Summary: SBD with Storage Integration Must NEVER Fall-Back to Quorum-Based-Watchdog-Self-Fencing on 2-node clusters: Data loss risk
Product: Red Hat Enterprise Linux 7 Reporter: Daniel Peess <dpeess>
Component: pacemakerAssignee: Ken Gaillot <kgaillot>
Status: CLOSED DUPLICATE QA Contact: cluster-qe <cluster-qe>
Severity: medium Docs Contact:
Priority: unspecified    
Version: 7.4CC: abeekhof, cfeist, cluster-maint, kwenning, mlisik, mreinke
Target Milestone: rc   
Target Release: ---   
Hardware: All   
OS: Linux   
Whiteboard:
Fixed In Version: Doc Type: If docs needed, set a value
Doc Text:
Story Points: ---
Clone Of: Environment:
Last Closed: 2017-10-19 14:11:43 UTC Type: Bug
Regression: --- Mount Type: ---
Documentation: --- CRM:
Verified Versions: Category: ---
oVirt Team: --- RHEL 7.3 requirements from Atomic Host:
Cloudforms Team: --- Target Upstream Version:
Embargoed:

Description Daniel Peess 2017-05-11 09:47:21 UTC
Description of problem:

In #1449155 Klaus Wenninger warned me that SBD might fail-back to quorum-based-watchdog-self-fencing if poison-pill-fencing fails and 'stonith-watchdog-timeout' is (still) set.

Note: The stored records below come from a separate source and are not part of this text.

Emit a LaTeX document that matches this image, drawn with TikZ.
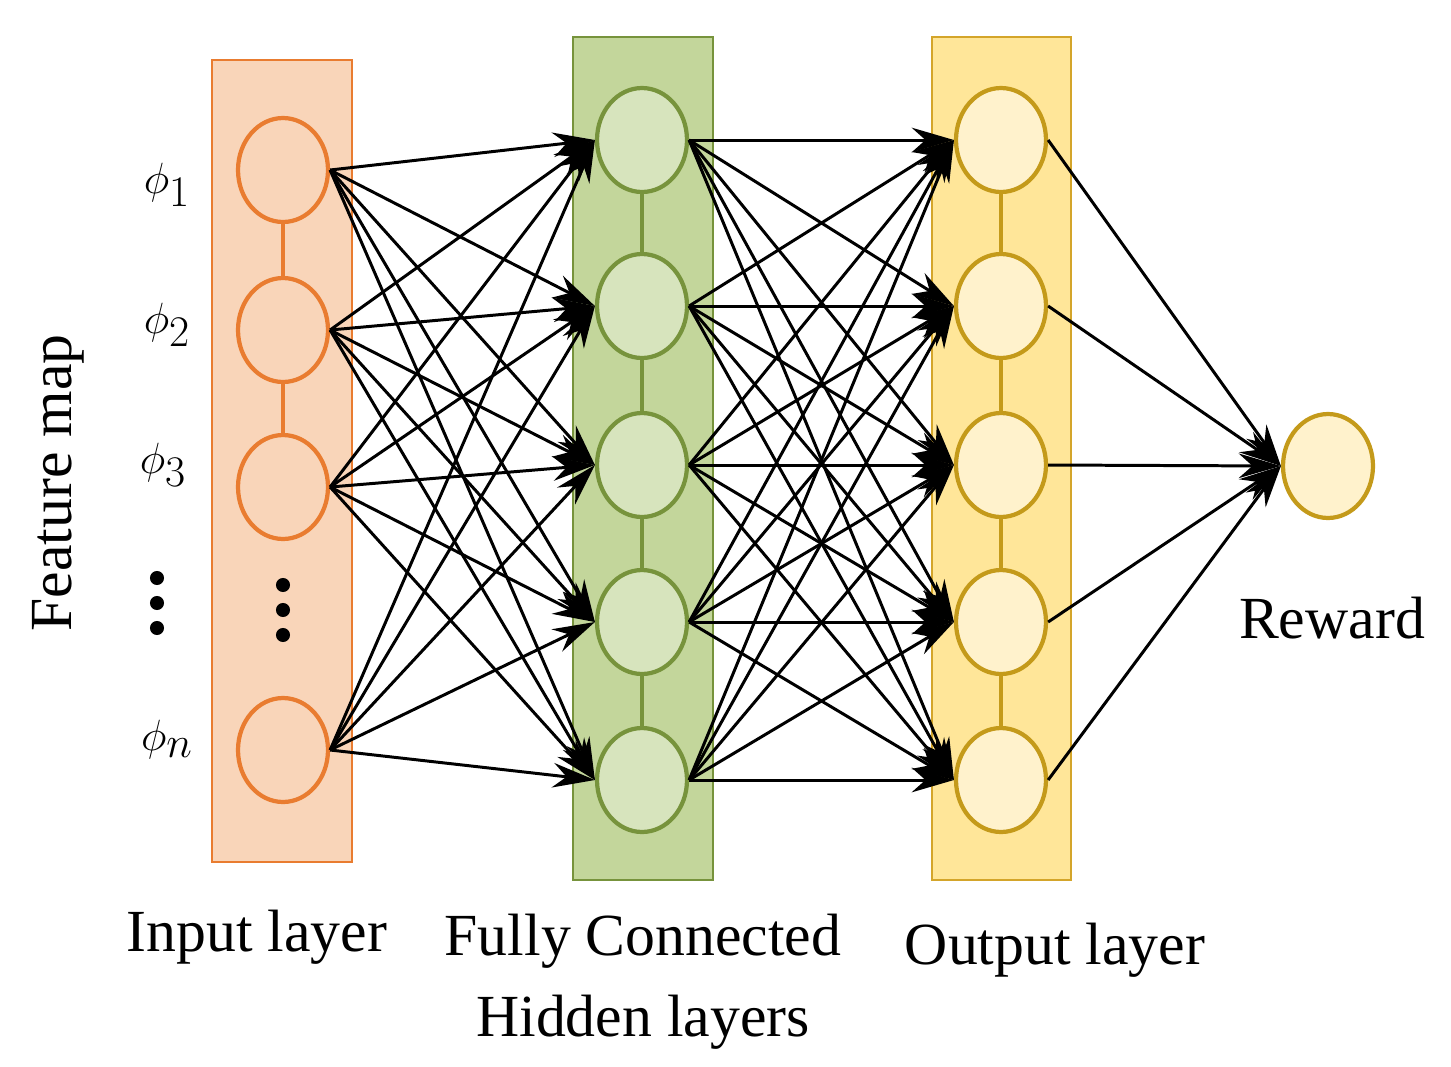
\documentclass[tikz,border=0pt]{standalone}
\usepackage{fontspec}
\setmainfont{Liberation Serif}
\usetikzlibrary{arrows.meta,shapes.geometric}
\definecolor{inF}{HTML}{F9D5B9}\definecolor{inB}{HTML}{E97C30}
\definecolor{hdF}{HTML}{C3D69B}\definecolor{hdB}{HTML}{77933C}\definecolor{hdN}{HTML}{D7E4BD}
\definecolor{otF}{HTML}{FFE699}\definecolor{otB}{HTML}{D4A52A}\definecolor{otN}{HTML}{FFF2CC}\definecolor{otNB}{HTML}{C49A1A}
\begin{document}
\begin{tikzpicture}[x=0.02cm,y=-0.02cm,
 neu/.style={ellipse,minimum width=1.8cm,minimum height=2.08cm,line width=2.4pt,inner sep=0pt},
 lab/.style={font=\fontsize{34}{40}\selectfont,align=center},
 phi/.style={font=\fontsize{44}{50}\selectfont},
 con/.style={line width=1.7pt,-{Stealth[length=24pt,width=14pt]}},
 band/.style={line width=0.8pt}]
\useasboundingbox (0,0) rectangle (1451,1066);
\draw[band,fill=inF,draw=inB] (212,60) rectangle (352,862);
\draw[band,fill=hdF,draw=hdB] (573,37) rectangle (713,880);
\draw[band,fill=otF,draw=otB] (932,37) rectangle (1071,880);
\foreach \n/\y in {1/170,2/330,3/487,5/750}
  \node[neu,draw=inB,fill=inF] (i\n) at (283,\y) {};
\draw[inB,line width=2pt] (i1)--(i2) (i2)--(i3);
\foreach \n/\y in {1/140,2/306,3/465,4/622,5/780}{
  \node[neu,draw=hdB,fill=hdN] (h\n) at (642,\y) {};
  \node[neu,draw=otNB,fill=otN] (o\n) at (1001,\y) {};}
\draw[hdB,line width=2pt] (h1)--(h2) (h2)--(h3) (h3)--(h4) (h4)--(h5);
\draw[otNB,line width=2pt] (o1)--(o2) (o2)--(o3) (o3)--(o4) (o4)--(o5);
\node[neu,draw=otNB,fill=otN] (r) at (1328,466) {};
\foreach \a in {1,2,3,5} \foreach \b in {1,...,5} \draw[con] (i\a.east) -- (h\b.west);
\foreach \a in {1,...,5} \foreach \b in {1,...,5} \draw[con] (h\a.east) -- (o\b.west);
\foreach \a in {1,...,5} \draw[con] (o\a.east) -- (r.west);
\foreach \y in {585,610,635} \fill (283,\y) circle (4pt);
\foreach \y in {578,603,628} \fill (157,\y) circle (4pt);
\node[phi] (p1) at (167,185) {$\phi_1$};
\node[phi] (p2) at (167,325) {$\phi_2$};
\node[phi] (p3) at (163,465) {$\phi_3$};
\node[phi] (pn) at (167,740) {$\phi_n$};
\node[lab,rotate=90] (fm) at (58,483) {Feature map};
\node[lab] (il) at (257,937) {Input layer};
\node[lab] (hl) at (643,982) {Fully Connected\\[6pt]Hidden layers};
\node[lab] (ol) at (1055,950) {Output layer};
\node[lab] (rw) at (1332,618) {Reward};
\end{tikzpicture}
\end{document}
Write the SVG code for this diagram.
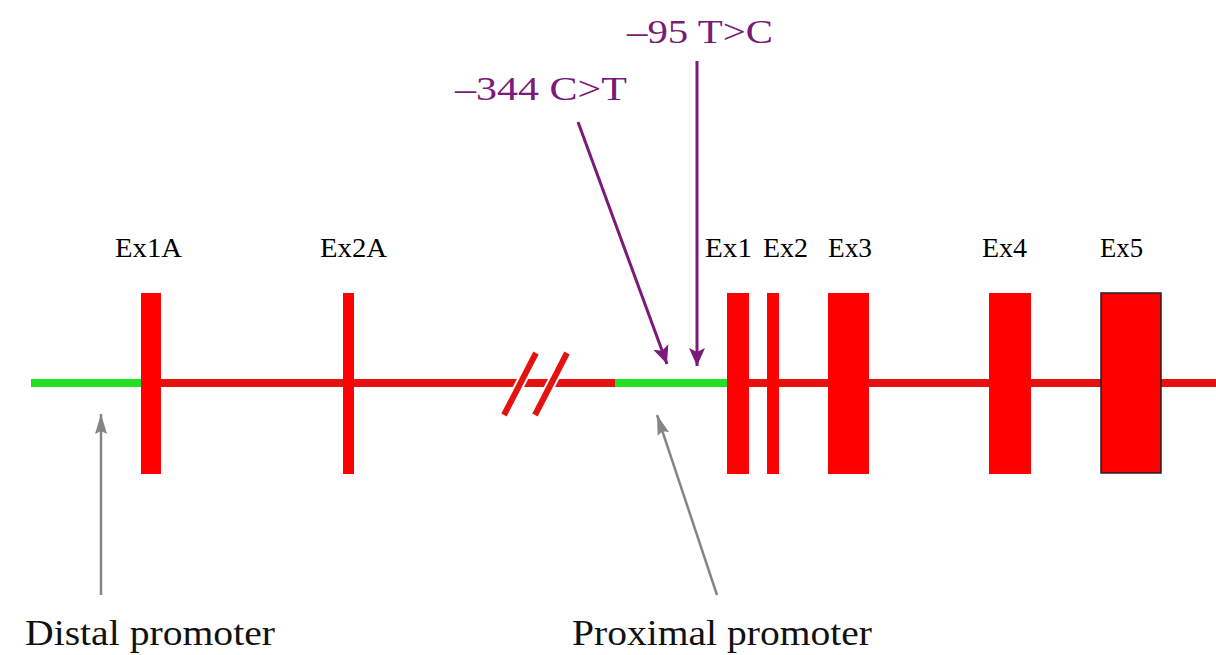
<svg xmlns="http://www.w3.org/2000/svg" width="1216" height="655" viewBox="0 0 1216 655">
<style>
.lbl{font-family:"Liberation Serif","Times New Roman",serif;font-size:27px;fill:#000}
.mut{font-family:"Liberation Serif","Times New Roman",serif;font-size:34px;fill:#7a1a7a}
.prom{font-family:"Liberation Serif","Times New Roman",serif;font-size:36px;fill:#111}
.exon{fill:#ff0000}
.red{stroke:#e51212;stroke-width:8;fill:none}
.green{stroke:#22e022;stroke-width:8;fill:none}
.purple{stroke:#7a1a7a;stroke-width:3;fill:none}
.gray{stroke:#858585;stroke-width:2.5;fill:none}
</style>
<defs>
<marker id="ap" markerUnits="userSpaceOnUse" markerWidth="18" markerHeight="18" viewBox="0 0 18 18" refX="18" refY="9" orient="auto">
<path d="M0,1 L18,9 L0,17 L4,9 Z" fill="#7a1a7a"/>
</marker>
<marker id="ag" markerUnits="userSpaceOnUse" markerWidth="20" markerHeight="14" viewBox="0 0 20 14" refX="20" refY="7" orient="auto">
<path d="M0,1 L20,7 L0,13 L3,7 Z" fill="#858585"/>
</marker>
</defs>
<rect width="1216" height="655" fill="#fff"/>
<g id="gene-line">
<line class="green" x1="31" y1="383" x2="141" y2="383"/>
<line class="red" x1="141" y1="383" x2="615" y2="383"/>
<line class="green" x1="615" y1="383" x2="727" y2="383"/>
<line class="red" x1="727" y1="383" x2="1216" y2="383"/>
</g>
<g id="break">
<line x1="536" y1="353" x2="504" y2="415" stroke="#fff" stroke-width="10"/>
<line x1="567" y1="353" x2="535" y2="415" stroke="#fff" stroke-width="10"/>
<line x1="536" y1="353" x2="504" y2="415" stroke="#e51212" stroke-width="6"/>
<line x1="567" y1="353" x2="535" y2="415" stroke="#e51212" stroke-width="6"/>
</g>
<g id="Ex1A"><rect class="exon" x="141" y="293" width="20" height="181"/><text class="lbl" x="115" y="257" textLength="67" lengthAdjust="spacingAndGlyphs">Ex1A</text></g>
<g id="Ex2A"><rect class="exon" x="343" y="293" width="11" height="181"/><text class="lbl" x="320" y="257" textLength="67" lengthAdjust="spacingAndGlyphs">Ex2A</text></g>
<g id="Ex1"><rect class="exon" x="727" y="293" width="22" height="181"/><text class="lbl" x="705" y="257" textLength="47" lengthAdjust="spacingAndGlyphs">Ex1</text></g>
<g id="Ex2"><rect class="exon" x="767" y="293" width="12" height="181"/><text class="lbl" x="763" y="257" textLength="45" lengthAdjust="spacingAndGlyphs">Ex2</text></g>
<g id="Ex3"><rect class="exon" x="828" y="293" width="41" height="181"/><text class="lbl" x="828" y="257" textLength="44" lengthAdjust="spacingAndGlyphs">Ex3</text></g>
<g id="Ex4"><rect class="exon" x="989" y="293" width="42" height="181"/><text class="lbl" x="982" y="257" textLength="45" lengthAdjust="spacingAndGlyphs">Ex4</text></g>
<g id="Ex5"><rect class="exon" x="1101" y="293" width="60" height="180" stroke="#222" stroke-width="1.5"/><text class="lbl" x="1100" y="257" textLength="43" lengthAdjust="spacingAndGlyphs">Ex5</text></g>
<g id="mut344"><text class="mut" x="455" y="100" textLength="172" lengthAdjust="spacingAndGlyphs">–344 C&gt;T</text></g>
<g id="mut95"><text class="mut" x="627" y="43" textLength="146" lengthAdjust="spacingAndGlyphs">–95 T&gt;C</text></g>
<g id="distal"><text class="prom" x="25" y="645" textLength="250" lengthAdjust="spacingAndGlyphs">Distal promoter</text></g>
<g id="proximal"><text class="prom" x="572" y="645" textLength="300" lengthAdjust="spacingAndGlyphs">Proximal promoter</text></g>
<g id="connectors">
<line class="purple" x1="578" y1="122" x2="667" y2="364" marker-end="url(#ap)"/>
<line class="purple" x1="697" y1="61" x2="697" y2="366" marker-end="url(#ap)"/>
<line class="gray" x1="101" y1="595" x2="101" y2="414" marker-end="url(#ag)"/>
<line class="gray" x1="717" y1="595" x2="657" y2="415" marker-end="url(#ag)"/>
</g>
</svg>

For 2-node clusters without auto-tie-breaker, this is a serious data loss risk:
2-node clusters without additional arbitrators never lose quorum,
so both might fail to send poison-pills,
wait for 'stonith-watchdog-timeout',
and both take-over exclusive resources anyway: data loss.

even after i set:
$ pcs property unset stonith-watchdog-timeout;

i still get 'Relying on watchdog integration for fencing' in corosync.log,
luckily my SBD fencing agents work properly and fence via poison-pill before that happens.

can we enforce that 2-node clusters never ever activate/fallback-to watchdog-only-self-fencing behaviour no matter if stonith-watchdog-timeout is set or not?

Version-Release number of selected component (if applicable):
RHEL 7.3 with RHEL 7.4 dev SBD packages with poison-pill storage integration.

How to reproduce:
-) Setup SBD with poison-pill-fencing.
-) Falsely set stonith-watchdog-timeout (because you do not know exactly what's the difference between those 2 SBD modes).
-) Put both SBD agents into stopped mode.
-) Check if both nodes start their RAs on split-brain.

Comment 9 Klaus Wenninger 2017-10-19 14:11:43 UTC
If there would be done any implementation solely for that issue it would probably have to be done on the pacemaker-side.
But as said before this is probably most effectively taken care of by making the mechanism described in bz1443666 automatically remove all cluster-nodes (2) from the list of nodes that are fenced via watchdog-fencing if 2-node is enabled.

*** This bug has been marked as a duplicate of bug 1443666 ***